Multi-table

Hazy’s multi-table synthesiser can create synthetic versions of tables related by foreign keys. Training data for tables is supplied in the same format as the Tabular+ synthesiser. The multi-table configuration contains information on how tables relate, including:

  • Primary keys
  • Foreign keys
  • Composite keys

Hazy’s multi-table synthesiser is currently undergoing beta testing. Please contact info@hazy.com for more information.

Training parameters

  • multi_table_version: int Options are [0, 1]. Version 1 is the latest version.
  • multi_table: dict Contains the keys primary_keys, composite_keys, foreign_keys and custom_handlers.
    • primary_keys: dict keyed by table name.
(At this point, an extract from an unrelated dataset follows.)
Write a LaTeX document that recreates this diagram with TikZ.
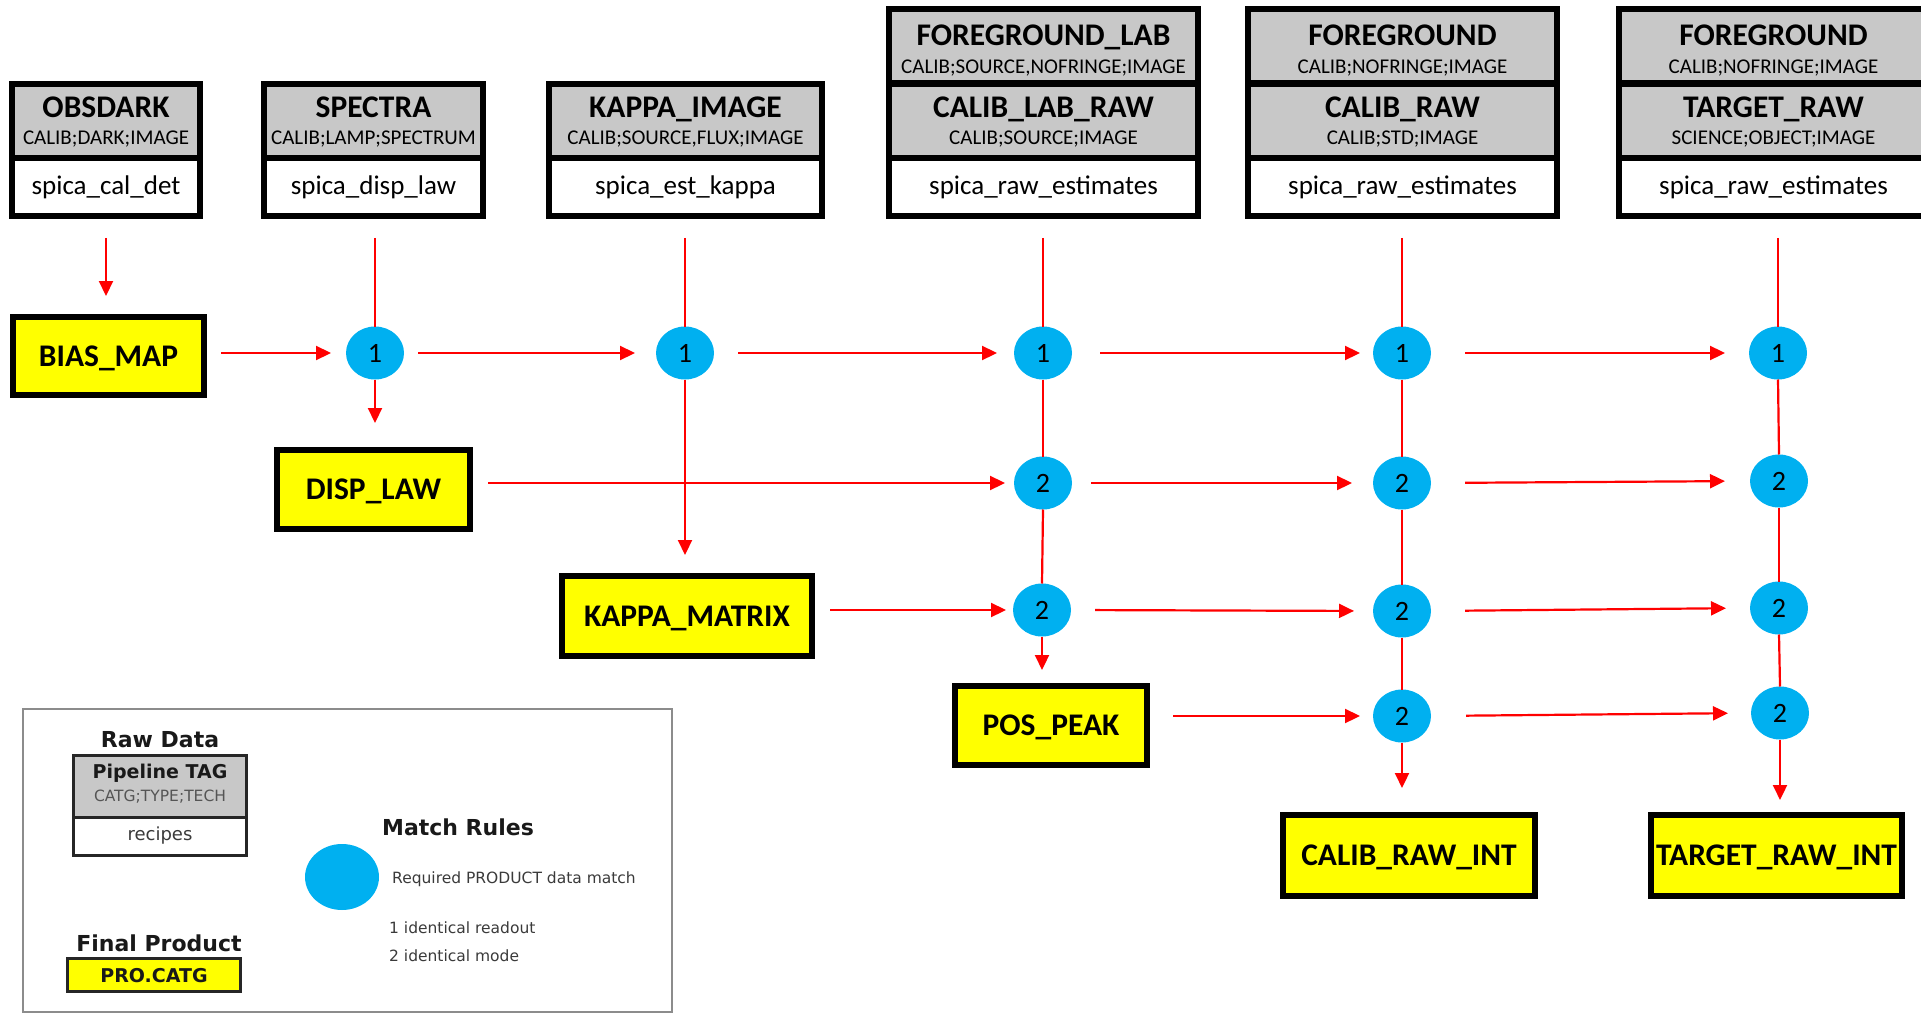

Each item contains the keys:
      • name: str column name
      • id_type: str one of Hazy's id handler types eg numerical, uuid
      • id_settings: dict Config used to specify the parameters of a particular id type generator
    • foreign_keys: dict keyed by table name. Each item is a dict keyed by foreign key column name.
      • The format of each item is { column_name: { "column_to": [table_pointed_to, column_name_pointed_to] }}
    • composite_keys: dict keyed by table name.
      • Each item is a list containing all column names which are part of the composite key. For example, if the disp table did not have a primary key and each row had a uniqueness constraint defined by client_id and account_id the composite keys section would look like:
        { "composite_keys": { "disp": ["client_id", "account_id"] } }
      • Composite keys are handled but currently we do not guarantee uniqueness across all generated composite keys
    • custom_handlers: dict keyed by table name. Each item is a dict keyed by handler_type. The value is a list of dicts which contain everything set out by the params key in the documentation.
  • adjacency_type: str one of [default, random, degree_preserving] defines the method used for generating links between tables.
    • default uses the identity anonymised edges formed from the source bipartite graph which provides the top baseline. This option provides the highest levels of similarity, but comes with the caveat of only allowing the same volume of generated data as was trained on.
    • random generates an arbitrary set of edges and does not attempt to preserve any attributes of the original structure. It can be used as a bottom baseline. Used internally to test that the rest of the model can handle the worst case scenario of an underperforming Adjacency model.
    • degree_preserving aims to capture and preserve the joint degree distribution of each table. It allows for generating more data than trained on by using the magnitude parameter.
    • This is an active area of machine learning development for Hazy with further graph generation/expansion methods under review.

Generation parameters

The generation process produces the same volume of synthetic data as training data by default. The relative volume can be controlled using the magnitude parameter. Setting this to 1.2 generates synthetic data tables with 1.2 times as many rows as the training tables.

Evaluation parameters

  • evaluate: bool when set to True runs the evaluation pipeline on the generated data.
  • evaluation_exclude_columns: list[str] list of columns to ignore during evaluation, typically these are ID columns.

Differential privacy

The Hazy multi-table synthesiser provides an end-to-end privacy guarantee of ε-DP (epsilon differential privacy) on all relationships between tables, and ε-DP on the attributes of all tables.